TASK OBJECTIVE: Retype only the lines running from the line that contains "What React, TypeScript" to the line that contains "import * as", inclusive, and leave the pictures behind.

DATA RECORDS:
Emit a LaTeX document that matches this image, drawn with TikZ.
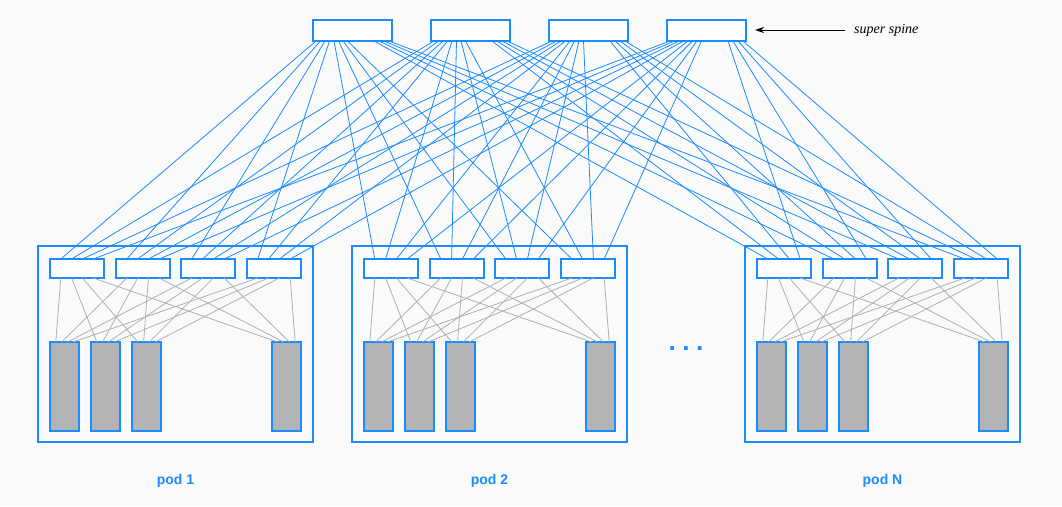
\documentclass[tikz,border=0pt]{standalone}
\usepackage{fontspec}
\setmainfont{Liberation Serif}
\setsansfont{Liberation Sans}
\usetikzlibrary{calc,arrows.meta}
\definecolor{bl}{HTML}{1A8CFF}
\definecolor{gl}{HTML}{B0B0B0}
\definecolor{rk}{HTML}{B3B3B3}
\definecolor{bgc}{HTML}{FAFAFA}
\begin{document}
\begin{tikzpicture}[x=1pt,y=-1pt,
  box/.style={draw=bl, line width=1.1pt, inner sep=0pt, outer sep=0pt, anchor=north west},
  ssbox/.style={box, fill=white, minimum width=79pt, minimum height=21pt},
  podbox/.style={box, minimum width=275pt, minimum height=196pt},
  spbox/.style={box, fill=white, minimum width=54pt, minimum height=19pt},
  rackbox/.style={box, fill=rk, minimum width=29pt, minimum height=89pt},
  bline/.style={draw=bl, line width=0.8pt},
  gline/.style={draw=gl, line width=0.8pt},
  podlbl/.style={text=bl, font=\sffamily\bfseries\fontsize{14}{16}\selectfont},
  sslbl/.style={font=\itshape\fontsize{14}{16}\selectfont, inner xsep=9pt, inner ysep=0pt, anchor=west}
]
\fill[bgc] (0,0) rectangle (1062,506);
\useasboundingbox (0,0) rectangle (1062,506);

% super spines
\foreach \s/\x in {1/313,2/431,3/549,4/667}
  \node[ssbox] (ss\s) at (\x,20) {};

% pods
\foreach \p/\x in {1/38,2/352,3/745}{
  \node[podbox] (pod\p) at (\x,246) {};
  \foreach \j/\o in {1/12,2/78,3/143,4/209}
    \node[spbox] (p\p s\j) at (\x+\o,259) {};
  \foreach \k/\o in {1/12,2/53,3/94,4/234}
    \node[rackbox] (p\p r\k) at (\x+\o,342) {};
}

% gray links spine -> rack
\foreach \p in {1,2,3}
  \foreach \j in {1,2,3,4}
    \foreach \k in {1,2,3,4}
      \draw[gline] ($(p\p s\j.south west)!{0.2*\k}!(p\p s\j.south east)$) -- ($(p\p r\k.north west)!{0.2*\j}!(p\p r\k.north east)$);

% blue links super spine -> pod spine
\foreach \s in {1,2,3,4}
  \foreach \p in {1,2,3}
    \foreach \j in {1,2,3,4}{
      \pgfmathsetmacro\off{\p<3 ? 3+4.5*(4*(\p-1)+\j-1) : 61+5*(\j-1)}
      \draw[bline] ($(ss\s.south west)+(\off,0)$) -- ($(p\p s\j.north west)!{0.2*\s}!(p\p s\j.north east)$);
    }

% label and arrow
\node[sslbl] (sslabel) at (845,30) {super spine};
\draw[line width=0.9pt, -{Stealth[length=9pt,width=6pt]}, shorten >=9pt] (sslabel.west) -- (ss4.east |- sslabel.west);

% pod labels
\node[podlbl] (lbl1) at (pod1.south |- 0,481) {pod 1};
\node[podlbl] (lbl2) at (pod2.south |- 0,481) {pod 2};
\node[podlbl] (lbl3) at (pod3.south |- 0,481) {pod N};

% dots
\node[text=bl, font=\sffamily\bfseries\fontsize{26}{26}\selectfont, anchor=base, inner sep=0pt] (dots) at (686,350) {.\hspace{6.5pt}.\hspace{6.5pt}.};
\end{tikzpicture}
\end{document}
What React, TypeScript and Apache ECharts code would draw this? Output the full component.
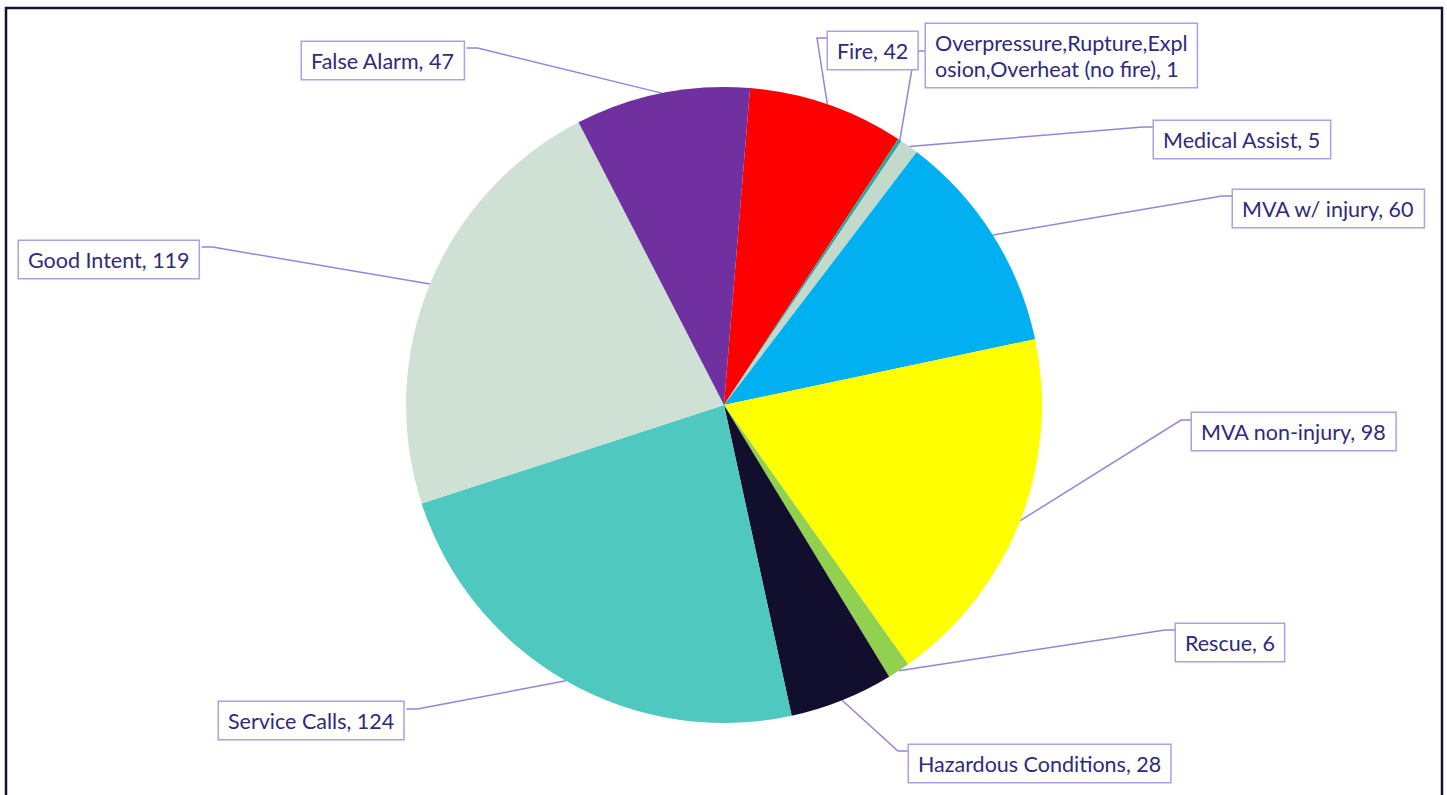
import React, { useEffect, useRef } from "react";
import * as echarts from "echarts";

const categories = [
  "Fire",
  "Overpressure,Rupture,Explosion,Overheat (no fire)",
  "Medical Assist",
  "MVA w/ injury",
  "MVA non-injury",
  "Rescue",
  "Hazardous Conditions",
  "Service Calls",
  "Good Intent",
  "False Alarm",
];
const values = [42, 1, 5, 60, 98, 6, 28, 124, 119, 47];
const colors = [
  "#ff0000",
  "#2ba89a",
  "#c3d9cc",
  "#00b0f0",
  "#ffff00",
  "#92d050",
  "#120f2e",
  "#4fc8bf",
  "#cfe1d5",
  "#7030a0",
];

// label box placement (top-left), side the leader line attaches to, and attach offset
const labelBoxes = [
  { x: 828, y: 32, side: "left", dy: 6 },
  { x: 926, y: 24, side: "left", dy: 27 },
  { x: 1154, y: 121, side: "left", dy: 6 },
  { x: 1233, y: 190, side: "left", dy: 6 },
  { x: 1192, y: 413, side: "left", dy: 7 },
  { x: 1176, y: 624, side: "left", dy: 6 },
  { x: 909, y: 745, side: "left", dy: 6 },
  { x: 219, y: 702, side: "right", dy: 7 },
  { x: 19, y: 241, side: "right", dy: 6 },
  { x: 302, y: 42, side: "right", dy: 6 },
];

function wrapLabel(s: string): string {
  const max = 25;
  if (s.length <= 30) return s;
  return s.slice(0, max) + "\n" + s.slice(max);
}

export default function App() {
  const ref = useRef<HTMLDivElement>(null);
  useEffect(() => {
    document.body.style.margin = "0";
    if (!ref.current) return;
    const chart = echarts.init(ref.current, undefined, { renderer: "svg" });
    const textColor = "#2f2a7c";
    const lineColor = "#8f86de";
    chart.setOption({
      animation: false,
      backgroundColor: "#ffffff",
      graphic: [
        {
          type: "rect",
          shape: { x: 6, y: 8, width: 1436, height: 800 },
          style: { fill: "none", stroke: "#15112f", lineWidth: 2.5 },
          silent: true,
        },
      ],
      series: [
        {
          type: "pie",
          center: [724, 405],
          radius: 318,
          startAngle: 85.3,
          clockwise: true,
          avoidLabelOverlap: false,
          emphasis: { disabled: true },
          data: categories.map((name, i) => ({
            name,
            value: values[i],
            itemStyle: { color: colors[i] },
          })),
          label: {
            show: true,
            position: "outside",
            formatter: (p: any) => wrapLabel(`${p.name}, ${p.value}`),
            color: textColor,
            fontFamily: "Lato, 'Open Sans', sans-serif",
            fontSize: 21.5,
            lineHeight: 26,
            backgroundColor: "#ffffff",
            borderColor: "#aaa1e8",
            borderWidth: 1.5,
            padding: [6, 9, 5, 9],
          },
          labelLine: {
            show: true,
            length: 10,
            length2: 10,
            smooth: false,
            lineStyle: { color: lineColor, width: 1.5 },
          },
          labelLayout: (params: any) => {
            const b = labelBoxes[params.dataIndex];
            const w = params.labelRect.width;
            const ay = b.y + b.dy;
            const ex = b.side === "left" ? b.x : b.x + w;
            const elbowX = b.side === "left" ? ex - 11 : ex + 11;
            const anchor = params.labelLinePoints
              ? params.labelLinePoints[0]
              : [ex, ay];
            return {
              x: b.x,
              y: b.y,
              align: "left",
              verticalAlign: "top",
              hideOverlap: false,
              labelLinePoints: [anchor, [elbowX, ay], [ex, ay]],
            };
          },
        },
      ],
    });
    return () => chart.dispose();
  }, []);
  return <div ref={ref} style={{ width: 1447, height: 795 }} />;
}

WRITTEN SOLUTION:
What React, TypeScript and Apache ECharts code would draw this? Output the full component.
import React, { useEffect, useRef } from "react";
import * as echarts from "echarts";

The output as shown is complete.